The pilot program to be announced today marks the first effort by a major U.S. bank to deploy Visa Inc. credit cards with so-called EMV-chip technology, which has become a standard in Europe and much of the rest of the world, according to San Francisco-based Wells Fargo.
“It’s not an infrequent message from our customers of the acceptance challenges they have when they go overseas,” Eric Schindewolf, vice president of product development for Wells Fargo’s consumer credit-card unit, said yesterday in a phone interview. “We want to remain top-of-wallet, wherever our customers are.”
The lender is preparing to notify 15,000 customers it identified as frequent travelers, including college students and clients of its private bank, that they’ve been invited to participate in the pilot.

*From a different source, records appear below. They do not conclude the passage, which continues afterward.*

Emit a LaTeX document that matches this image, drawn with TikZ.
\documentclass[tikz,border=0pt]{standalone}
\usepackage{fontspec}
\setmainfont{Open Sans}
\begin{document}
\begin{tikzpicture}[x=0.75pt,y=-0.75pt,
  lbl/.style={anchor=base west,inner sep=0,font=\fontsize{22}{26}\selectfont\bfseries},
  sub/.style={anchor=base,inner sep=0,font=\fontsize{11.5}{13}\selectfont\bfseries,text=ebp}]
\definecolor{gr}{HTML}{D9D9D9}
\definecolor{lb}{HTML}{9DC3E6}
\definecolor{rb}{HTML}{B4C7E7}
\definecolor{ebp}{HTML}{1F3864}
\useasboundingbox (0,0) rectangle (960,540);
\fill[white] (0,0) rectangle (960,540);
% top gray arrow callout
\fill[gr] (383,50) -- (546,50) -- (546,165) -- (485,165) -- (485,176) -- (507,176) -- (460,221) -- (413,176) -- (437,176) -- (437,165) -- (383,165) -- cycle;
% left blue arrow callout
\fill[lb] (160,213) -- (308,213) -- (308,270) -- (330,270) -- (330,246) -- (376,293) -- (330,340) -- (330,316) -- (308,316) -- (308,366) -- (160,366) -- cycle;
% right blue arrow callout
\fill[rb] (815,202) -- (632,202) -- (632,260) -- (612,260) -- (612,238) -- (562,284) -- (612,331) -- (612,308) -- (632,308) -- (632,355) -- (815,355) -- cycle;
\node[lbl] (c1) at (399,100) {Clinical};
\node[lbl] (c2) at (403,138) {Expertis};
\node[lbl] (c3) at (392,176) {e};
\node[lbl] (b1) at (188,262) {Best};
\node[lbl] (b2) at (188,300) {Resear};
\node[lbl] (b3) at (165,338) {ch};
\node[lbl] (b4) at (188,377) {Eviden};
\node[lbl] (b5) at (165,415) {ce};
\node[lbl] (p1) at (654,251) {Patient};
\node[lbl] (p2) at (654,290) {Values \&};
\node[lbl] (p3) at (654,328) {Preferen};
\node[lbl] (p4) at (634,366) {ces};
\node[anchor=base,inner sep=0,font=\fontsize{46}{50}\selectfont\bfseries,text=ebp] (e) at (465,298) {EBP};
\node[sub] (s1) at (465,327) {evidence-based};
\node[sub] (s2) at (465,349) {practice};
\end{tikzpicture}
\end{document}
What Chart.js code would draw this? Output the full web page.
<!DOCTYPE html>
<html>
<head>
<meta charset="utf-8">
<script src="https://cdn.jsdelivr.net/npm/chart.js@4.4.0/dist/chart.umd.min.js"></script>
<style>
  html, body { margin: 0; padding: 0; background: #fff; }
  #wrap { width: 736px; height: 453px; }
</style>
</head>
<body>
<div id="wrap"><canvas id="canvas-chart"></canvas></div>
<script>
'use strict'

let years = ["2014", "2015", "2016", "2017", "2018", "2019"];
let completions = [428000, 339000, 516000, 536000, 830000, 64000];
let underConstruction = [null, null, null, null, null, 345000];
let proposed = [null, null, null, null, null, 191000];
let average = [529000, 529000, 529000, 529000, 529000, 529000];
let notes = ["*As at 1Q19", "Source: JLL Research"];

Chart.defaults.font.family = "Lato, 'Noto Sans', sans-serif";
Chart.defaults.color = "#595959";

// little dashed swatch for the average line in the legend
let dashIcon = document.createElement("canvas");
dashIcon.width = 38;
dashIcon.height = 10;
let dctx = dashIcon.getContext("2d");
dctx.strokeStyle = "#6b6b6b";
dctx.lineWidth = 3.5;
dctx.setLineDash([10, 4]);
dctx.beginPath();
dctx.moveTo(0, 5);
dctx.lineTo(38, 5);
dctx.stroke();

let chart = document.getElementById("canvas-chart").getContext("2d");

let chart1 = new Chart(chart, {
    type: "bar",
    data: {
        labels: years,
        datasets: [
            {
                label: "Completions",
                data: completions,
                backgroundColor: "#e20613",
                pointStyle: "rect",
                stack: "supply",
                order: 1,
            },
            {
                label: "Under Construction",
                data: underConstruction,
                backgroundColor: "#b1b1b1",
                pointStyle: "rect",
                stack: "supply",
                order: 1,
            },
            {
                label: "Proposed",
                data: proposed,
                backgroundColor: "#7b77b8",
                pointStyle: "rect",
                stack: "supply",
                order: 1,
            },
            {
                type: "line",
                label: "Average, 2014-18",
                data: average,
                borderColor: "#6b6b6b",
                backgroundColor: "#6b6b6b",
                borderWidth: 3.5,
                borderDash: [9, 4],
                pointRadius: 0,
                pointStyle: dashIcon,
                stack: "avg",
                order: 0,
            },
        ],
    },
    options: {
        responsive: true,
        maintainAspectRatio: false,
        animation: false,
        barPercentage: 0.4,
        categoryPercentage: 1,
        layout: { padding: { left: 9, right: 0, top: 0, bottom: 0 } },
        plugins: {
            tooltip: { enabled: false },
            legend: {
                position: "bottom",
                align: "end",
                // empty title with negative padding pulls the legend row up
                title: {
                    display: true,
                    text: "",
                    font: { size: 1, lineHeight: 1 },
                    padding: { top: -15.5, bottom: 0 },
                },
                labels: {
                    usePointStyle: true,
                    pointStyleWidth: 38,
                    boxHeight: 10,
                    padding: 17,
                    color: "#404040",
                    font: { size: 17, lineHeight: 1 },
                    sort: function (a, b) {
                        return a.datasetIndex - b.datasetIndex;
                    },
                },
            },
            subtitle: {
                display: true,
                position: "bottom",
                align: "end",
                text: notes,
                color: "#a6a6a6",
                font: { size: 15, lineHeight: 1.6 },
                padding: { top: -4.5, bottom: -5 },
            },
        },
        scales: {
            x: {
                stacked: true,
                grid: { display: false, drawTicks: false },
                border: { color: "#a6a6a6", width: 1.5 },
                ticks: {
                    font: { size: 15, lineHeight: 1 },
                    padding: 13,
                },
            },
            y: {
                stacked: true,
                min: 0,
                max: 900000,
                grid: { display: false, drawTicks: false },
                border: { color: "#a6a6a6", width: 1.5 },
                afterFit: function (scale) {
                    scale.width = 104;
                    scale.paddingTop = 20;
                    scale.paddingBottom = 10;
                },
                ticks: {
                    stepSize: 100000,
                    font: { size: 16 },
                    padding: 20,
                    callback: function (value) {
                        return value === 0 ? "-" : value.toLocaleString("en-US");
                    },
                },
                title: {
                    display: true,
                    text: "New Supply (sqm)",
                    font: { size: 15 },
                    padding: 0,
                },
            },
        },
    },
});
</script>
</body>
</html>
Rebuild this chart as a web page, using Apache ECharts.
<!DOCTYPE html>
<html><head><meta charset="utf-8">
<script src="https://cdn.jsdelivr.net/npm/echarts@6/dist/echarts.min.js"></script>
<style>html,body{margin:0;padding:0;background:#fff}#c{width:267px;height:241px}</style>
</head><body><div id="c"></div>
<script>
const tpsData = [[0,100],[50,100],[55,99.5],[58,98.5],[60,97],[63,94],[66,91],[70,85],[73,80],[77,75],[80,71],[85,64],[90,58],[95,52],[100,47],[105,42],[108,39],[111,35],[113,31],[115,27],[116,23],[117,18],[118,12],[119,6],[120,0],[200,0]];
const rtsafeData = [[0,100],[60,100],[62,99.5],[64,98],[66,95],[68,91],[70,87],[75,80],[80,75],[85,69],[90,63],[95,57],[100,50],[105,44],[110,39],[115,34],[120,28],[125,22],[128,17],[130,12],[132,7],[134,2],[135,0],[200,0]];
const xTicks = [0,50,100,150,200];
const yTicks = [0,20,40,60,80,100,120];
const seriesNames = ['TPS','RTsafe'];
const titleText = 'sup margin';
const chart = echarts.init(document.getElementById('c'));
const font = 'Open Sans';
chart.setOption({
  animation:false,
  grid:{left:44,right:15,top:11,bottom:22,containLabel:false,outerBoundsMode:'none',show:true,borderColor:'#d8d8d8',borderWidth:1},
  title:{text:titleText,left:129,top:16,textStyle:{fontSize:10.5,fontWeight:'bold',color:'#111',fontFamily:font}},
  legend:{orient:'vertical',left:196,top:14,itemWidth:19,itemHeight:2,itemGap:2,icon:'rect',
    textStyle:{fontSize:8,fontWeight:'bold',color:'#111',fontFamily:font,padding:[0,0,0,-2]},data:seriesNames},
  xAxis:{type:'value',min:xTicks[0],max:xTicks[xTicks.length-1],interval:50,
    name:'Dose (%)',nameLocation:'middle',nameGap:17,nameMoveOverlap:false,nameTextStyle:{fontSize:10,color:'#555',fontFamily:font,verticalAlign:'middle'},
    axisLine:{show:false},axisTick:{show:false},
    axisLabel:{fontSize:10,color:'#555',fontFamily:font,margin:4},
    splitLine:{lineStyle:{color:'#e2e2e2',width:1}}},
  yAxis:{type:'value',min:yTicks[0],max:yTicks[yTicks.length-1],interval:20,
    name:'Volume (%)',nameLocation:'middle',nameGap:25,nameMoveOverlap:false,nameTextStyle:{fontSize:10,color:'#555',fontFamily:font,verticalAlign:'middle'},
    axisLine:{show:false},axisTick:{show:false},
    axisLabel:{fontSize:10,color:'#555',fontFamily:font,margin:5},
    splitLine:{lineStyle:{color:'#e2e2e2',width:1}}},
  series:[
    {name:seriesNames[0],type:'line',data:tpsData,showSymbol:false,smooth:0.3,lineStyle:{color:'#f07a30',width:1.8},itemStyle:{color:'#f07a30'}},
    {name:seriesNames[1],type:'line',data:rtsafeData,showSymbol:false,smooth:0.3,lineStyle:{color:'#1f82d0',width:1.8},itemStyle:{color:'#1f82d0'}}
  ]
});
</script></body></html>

The cardholders will receive the EMV cards in the middle of the year.
The U.S. is among the last developed nations whose payment system relies primarily on cards with magnetic stripes and hasn’t yet adopted EMV. Standards for the technology are managed by EMVCo, which was formed in 1999 by Europay International, Mastercard Inc., based in Purchase, New York, and San Francisco- based Visa. American Express Co., the biggest U.S. credit-card issuer by purchases, is also an EMVCo member.
“There’s a widespread consensus around the world that it’s a more secure” payment technology, said Gwenn Bézard, an analyst at Aite Group, a Boston-based research firm.
The EMV chip creates a “dynamic cryptogram” that prevents the use of fraudulent or cloned credit-cards, Schindewolf said. Wells Fargo’s EMV cards still will carry magnetic stripes for use in the U.S., which leaves the embedded data more exposed to a type of fraud known as skimming.
Almost 10 million U.S. consumers experienced credit-card acceptance problems abroad in 2008, costing about $4 billion in lost transactions for merchants and $447 million in revenue for card issuers, according to a 2009 study by Aite.
A common problem facing U.S. consumers is that some merchants abroad are unfamiliar with magnetic-stripe cards and may refuse to accept them, Schindewolf said. Some self-serve kiosks outside the U.S. aren’t equipped to accept payments with magnetic-stripe cards, he said.
The Wells Fargo program represents a “half-step” in catching up with payment technology ubiquitous in the rest of the developed world, said Brian Dodge, spokesman for the Arlington, Virginia-based Retail Industry Leaders Association, a trade group for the retail industry.
“The system used in the United States is similar to that used in North Korea,” Dodge said. “Any system that reduces fraud is a win for consumers and a win for retailers.”
The United Nations Federal Credit Union was the first U.S. lender to roll out EMV when it sent 5,000 cards to its most affluent members in October. The Long Island City, New York- based firm plans to expand the program to 75,000 members within the next year, said Merrill Halpern, assistant vice president of card services.
Canada is converting to EMV technology. All cards and automated teller machines must be compatible with the technology by Dec. 31, 2012, according to Catherine Johnston, president and chief executive officer of ACT Canada, which represents banks and payment networks.
U.S. consumers will see more banks testing the market for EMV-ready cards over the next year, Bézard said. “You’re going to see more small steps like that.”